◆ WHAT THE EXERCISE ASKS
Copy the lines of the data below exactly, starting at the first and stopping after the line that contains "import plotly.graph_objects as go"; include no pictures.

# start of SUPPLIED MATERIAL

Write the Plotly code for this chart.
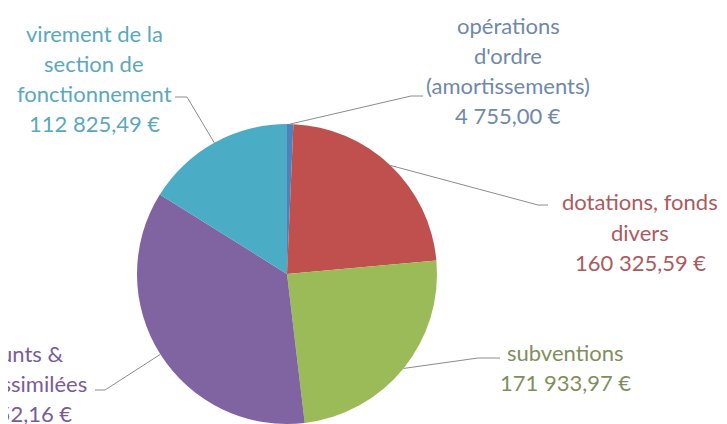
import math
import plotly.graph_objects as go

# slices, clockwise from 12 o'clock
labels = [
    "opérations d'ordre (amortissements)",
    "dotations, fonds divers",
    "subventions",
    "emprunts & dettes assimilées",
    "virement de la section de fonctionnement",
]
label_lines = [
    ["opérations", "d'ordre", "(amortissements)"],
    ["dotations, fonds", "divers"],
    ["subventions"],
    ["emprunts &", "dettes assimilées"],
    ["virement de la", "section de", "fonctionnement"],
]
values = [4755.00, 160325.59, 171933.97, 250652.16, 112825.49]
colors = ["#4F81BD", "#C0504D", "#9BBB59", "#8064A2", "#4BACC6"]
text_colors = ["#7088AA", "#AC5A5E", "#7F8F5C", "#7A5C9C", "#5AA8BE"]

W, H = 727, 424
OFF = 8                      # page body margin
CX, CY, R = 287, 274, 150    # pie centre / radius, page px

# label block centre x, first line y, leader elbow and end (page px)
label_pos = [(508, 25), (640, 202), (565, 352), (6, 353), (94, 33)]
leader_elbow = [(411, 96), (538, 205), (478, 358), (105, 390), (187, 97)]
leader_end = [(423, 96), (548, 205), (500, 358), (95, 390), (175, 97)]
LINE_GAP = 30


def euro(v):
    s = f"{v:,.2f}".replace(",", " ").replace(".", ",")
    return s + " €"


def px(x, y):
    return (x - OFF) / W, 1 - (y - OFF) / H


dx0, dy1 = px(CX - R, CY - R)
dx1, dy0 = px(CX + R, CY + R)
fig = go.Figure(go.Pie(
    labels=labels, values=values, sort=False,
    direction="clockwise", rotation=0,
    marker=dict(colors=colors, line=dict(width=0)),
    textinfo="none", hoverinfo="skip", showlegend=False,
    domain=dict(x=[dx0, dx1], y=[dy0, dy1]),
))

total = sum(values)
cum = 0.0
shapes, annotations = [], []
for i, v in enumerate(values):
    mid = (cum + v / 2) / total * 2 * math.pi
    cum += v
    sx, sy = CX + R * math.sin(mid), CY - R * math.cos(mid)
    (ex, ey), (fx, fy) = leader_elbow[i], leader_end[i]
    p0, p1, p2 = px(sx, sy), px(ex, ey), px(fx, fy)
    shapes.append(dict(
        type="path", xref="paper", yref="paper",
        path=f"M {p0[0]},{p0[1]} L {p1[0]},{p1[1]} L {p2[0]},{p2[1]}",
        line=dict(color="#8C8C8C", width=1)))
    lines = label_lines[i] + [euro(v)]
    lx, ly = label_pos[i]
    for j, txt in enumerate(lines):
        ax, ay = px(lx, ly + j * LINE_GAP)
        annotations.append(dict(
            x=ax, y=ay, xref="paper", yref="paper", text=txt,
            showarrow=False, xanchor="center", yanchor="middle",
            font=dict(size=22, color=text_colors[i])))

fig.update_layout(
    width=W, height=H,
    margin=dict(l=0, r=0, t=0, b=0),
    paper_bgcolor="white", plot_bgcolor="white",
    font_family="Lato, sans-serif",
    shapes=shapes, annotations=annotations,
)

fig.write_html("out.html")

# end of SUPPLIED MATERIAL

◆ OUTPUT FOR THIS TASK
Write the Plotly code for this chart.
import math
import plotly.graph_objects as go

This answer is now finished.